Mounting evidence indicates that, far from fading away, ultrasound could retain a role in the triage and follow-up of patients presenting to the emergency room with traumatic abdominal solid organ injury. Prospective data from University of California researchers validate earlier studies showing that contrast-enhanced sonography outperforms conventional sonography and complements CT’s role in this setting.
Mounting evidence indicates that, far from fading away, ultrasound could retain a role in the triage and follow-up of patients presenting to the emergency room with traumatic abdominal solid organ injury. Prospective data from University of California researchers validate earlier studies showing that contrast-enhanced sonography outperforms conventional sonography and complements CT's role in this setting.
For years, sonologists - mostly in Asia and Europe but increasingly in North America - have used the focused assessment with sonography for trauma (FAST) examination to confirm or rule out free fluid in the abdomen. Free fluid has been deemed a reliable sign of intra-abdominal injury and a potential indicator for surgery.
Recent data show that a significant number of abdominal parenchymal injuries can occur without a trace of free fluid. Although this finding led some to question ultrasound's utility, others chose to tweak conventional wisdom. At least two previous studies have used contrast-enhanced FAST to check for solid organ injury in addition to free fluid, according to the latest study by Dr. John P. McGahan, a professor of radiology at UC Davis.
From June 2004 through March 2005, McGahan and colleagues prospectively enrolled 20 patients presenting with injuries of the liver, spleen, or kidney detected by contrast-enhanced multislice CT (LightSpeed 16, GE Healthcare), the gold standard at UC Davis. Patients subsequently underwent baseline unenhanced sonography followed by CE ultrasound performed by an experienced sonographer blinded to CT results.
The investigators found that CE sonography performed better than conventional unenhanced sonography for the detection of solid organ injuries, particularly in the liver and spleen. Despite some limitations, CE ultrasound's detection rate was only slightly inferior to CT's in this setting (AJR 2006;187:658-666).

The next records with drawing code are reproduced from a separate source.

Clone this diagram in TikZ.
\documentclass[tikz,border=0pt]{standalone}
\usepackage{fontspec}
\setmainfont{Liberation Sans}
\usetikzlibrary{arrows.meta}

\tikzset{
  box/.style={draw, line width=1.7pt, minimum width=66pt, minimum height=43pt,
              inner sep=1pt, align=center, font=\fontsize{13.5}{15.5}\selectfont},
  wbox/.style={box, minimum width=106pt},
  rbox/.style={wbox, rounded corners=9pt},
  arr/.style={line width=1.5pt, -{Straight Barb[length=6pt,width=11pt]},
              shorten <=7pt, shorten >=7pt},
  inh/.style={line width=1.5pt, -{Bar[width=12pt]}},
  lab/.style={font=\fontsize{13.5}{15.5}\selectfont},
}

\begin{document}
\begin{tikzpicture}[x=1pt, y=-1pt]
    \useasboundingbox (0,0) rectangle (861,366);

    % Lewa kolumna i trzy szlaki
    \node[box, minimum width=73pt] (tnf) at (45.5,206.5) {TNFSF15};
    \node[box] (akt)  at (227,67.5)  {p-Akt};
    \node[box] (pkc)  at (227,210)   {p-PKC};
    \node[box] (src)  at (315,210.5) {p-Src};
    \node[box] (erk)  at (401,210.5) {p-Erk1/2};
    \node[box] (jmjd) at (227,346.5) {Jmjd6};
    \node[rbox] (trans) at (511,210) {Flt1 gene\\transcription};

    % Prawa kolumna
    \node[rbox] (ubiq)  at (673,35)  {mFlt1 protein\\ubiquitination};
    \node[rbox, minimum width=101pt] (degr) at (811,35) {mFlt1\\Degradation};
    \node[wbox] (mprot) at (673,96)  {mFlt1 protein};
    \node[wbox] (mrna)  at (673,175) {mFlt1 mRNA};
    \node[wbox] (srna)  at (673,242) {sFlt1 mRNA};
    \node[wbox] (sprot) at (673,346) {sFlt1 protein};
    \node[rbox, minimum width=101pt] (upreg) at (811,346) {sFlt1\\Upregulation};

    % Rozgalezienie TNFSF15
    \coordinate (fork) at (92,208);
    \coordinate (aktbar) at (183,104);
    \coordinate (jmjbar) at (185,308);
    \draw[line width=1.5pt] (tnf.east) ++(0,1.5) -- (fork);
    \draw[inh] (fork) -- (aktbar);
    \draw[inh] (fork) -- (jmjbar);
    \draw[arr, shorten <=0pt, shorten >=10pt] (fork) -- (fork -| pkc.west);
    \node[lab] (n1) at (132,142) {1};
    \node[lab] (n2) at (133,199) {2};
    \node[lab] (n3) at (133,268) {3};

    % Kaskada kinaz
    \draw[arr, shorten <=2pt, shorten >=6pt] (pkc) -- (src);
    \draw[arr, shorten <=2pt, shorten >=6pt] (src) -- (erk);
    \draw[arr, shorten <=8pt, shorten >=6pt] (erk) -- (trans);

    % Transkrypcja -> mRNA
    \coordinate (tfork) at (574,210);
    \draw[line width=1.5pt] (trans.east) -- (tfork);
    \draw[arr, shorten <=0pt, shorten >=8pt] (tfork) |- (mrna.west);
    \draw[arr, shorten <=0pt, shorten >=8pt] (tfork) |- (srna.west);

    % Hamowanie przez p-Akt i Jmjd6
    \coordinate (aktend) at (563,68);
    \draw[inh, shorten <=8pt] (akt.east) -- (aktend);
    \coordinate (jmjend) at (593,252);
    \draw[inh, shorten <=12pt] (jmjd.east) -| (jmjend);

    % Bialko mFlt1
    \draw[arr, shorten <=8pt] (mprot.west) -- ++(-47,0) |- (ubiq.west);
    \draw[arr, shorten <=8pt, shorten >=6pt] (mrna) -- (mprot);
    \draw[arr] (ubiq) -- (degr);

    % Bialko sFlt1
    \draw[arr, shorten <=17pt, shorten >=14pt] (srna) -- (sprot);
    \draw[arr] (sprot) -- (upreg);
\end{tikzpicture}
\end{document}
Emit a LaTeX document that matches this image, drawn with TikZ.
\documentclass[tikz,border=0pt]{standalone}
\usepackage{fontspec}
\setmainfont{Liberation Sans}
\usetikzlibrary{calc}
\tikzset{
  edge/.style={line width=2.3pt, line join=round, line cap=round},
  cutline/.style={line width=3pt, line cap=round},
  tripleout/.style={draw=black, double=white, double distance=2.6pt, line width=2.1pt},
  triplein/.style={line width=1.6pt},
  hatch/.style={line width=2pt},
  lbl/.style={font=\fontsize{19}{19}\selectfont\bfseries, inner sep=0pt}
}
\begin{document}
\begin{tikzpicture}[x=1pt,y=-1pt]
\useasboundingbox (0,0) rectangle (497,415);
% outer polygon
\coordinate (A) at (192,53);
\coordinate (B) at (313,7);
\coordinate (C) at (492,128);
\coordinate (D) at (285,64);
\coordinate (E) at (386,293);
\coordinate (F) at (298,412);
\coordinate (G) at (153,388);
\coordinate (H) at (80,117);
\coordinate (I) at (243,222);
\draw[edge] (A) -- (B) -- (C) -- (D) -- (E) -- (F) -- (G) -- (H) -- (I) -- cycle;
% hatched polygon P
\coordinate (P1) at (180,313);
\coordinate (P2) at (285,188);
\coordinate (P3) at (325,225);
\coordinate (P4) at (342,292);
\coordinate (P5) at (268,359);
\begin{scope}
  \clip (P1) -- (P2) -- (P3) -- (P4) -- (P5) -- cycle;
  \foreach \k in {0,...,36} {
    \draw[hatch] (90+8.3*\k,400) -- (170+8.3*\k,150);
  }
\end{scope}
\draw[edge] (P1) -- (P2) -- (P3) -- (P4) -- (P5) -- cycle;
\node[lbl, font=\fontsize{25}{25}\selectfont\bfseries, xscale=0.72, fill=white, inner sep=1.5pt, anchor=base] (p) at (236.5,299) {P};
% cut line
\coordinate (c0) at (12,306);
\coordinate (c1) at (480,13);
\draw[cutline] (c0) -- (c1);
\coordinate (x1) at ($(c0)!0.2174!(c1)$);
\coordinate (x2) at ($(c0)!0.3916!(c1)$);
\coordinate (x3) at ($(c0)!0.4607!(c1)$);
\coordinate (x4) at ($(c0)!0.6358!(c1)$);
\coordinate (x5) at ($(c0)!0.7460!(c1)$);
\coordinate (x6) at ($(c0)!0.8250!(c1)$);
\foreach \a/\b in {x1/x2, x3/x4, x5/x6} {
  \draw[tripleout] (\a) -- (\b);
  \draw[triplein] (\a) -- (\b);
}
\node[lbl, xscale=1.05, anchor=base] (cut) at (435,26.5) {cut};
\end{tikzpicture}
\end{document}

CE sonography found 20 (91%) of 22 injuries detected on MSCT, including nine lacerations each affecting the spleen and liver and two kidney lacerations. Noncontrast ultrasound found 11. Researchers graded injury detection by MSCT, noncontrast, and CE ultrasound using a 0 (no detection) to 3 (high visualization) scale. The average conspicuity grades recorded by conventional sonography and CE ultrasound, respectively, showed 0.67 and 2.33 for spleen injuries and 1 and 2.2 for liver injuries.
The investigators also found that spleen injuries were often hypoechoic in noncontrast sonography and became more noticeable on CE sonography. In addition, they could observe regions of normally perfused spleen within the injury's site. This pattern occurred with "stellate" splenic lacerations and has not been previously reported using contrast-enhanced sonography, the researchers said.
Liver injuries sometimes appeared prominently on unenhanced sonography but were often hard to detect. With CE sonography, on the other hand, the apparent injured area seemed hypoechoic and its periphery usually hyperechoic.
Previous studies report that many solid organ injuries, often minor ones, cannot be detected on CE sonography, whereas more significant injuries such as lacerations appear as hypoechoic regions. Investigators say this finding may give further insight into the true nature of an injury.
"Contrast-enhanced sonography may thus change our understanding of injuries to solid organs," the researchers said.
The study had several limitations. Ultrasound reviewers were blinded to an organ injury's site, but they knew that an injury had been identified by MSCT. Sonography could not exactly reproduce all MSCT planes because of the overlying ribs. The series provided only a limited number of injuries. MSCT-detected injuries kept researchers from determining specificity on ultrasound, and they did not procure surgical correlation.
Nevertheless, CE ultrasound may have a future role in the initial evaluation of patients with blunt abdominal trauma. It could be used in the follow-up of hospitalized patients with a known solid organ injury who are managed conservatively and cannot be easily moved to the CT suite. CE sonography could also be used to detect injury changes and spare patients unnecessary radiation exposure, the researchers said.
"CT should remain the gold standard for the evaluation of patients with blunt abdominal trauma. Standard sonography, however, should retain an important role in the triage of unstable patients who cannot undergo CT," they said.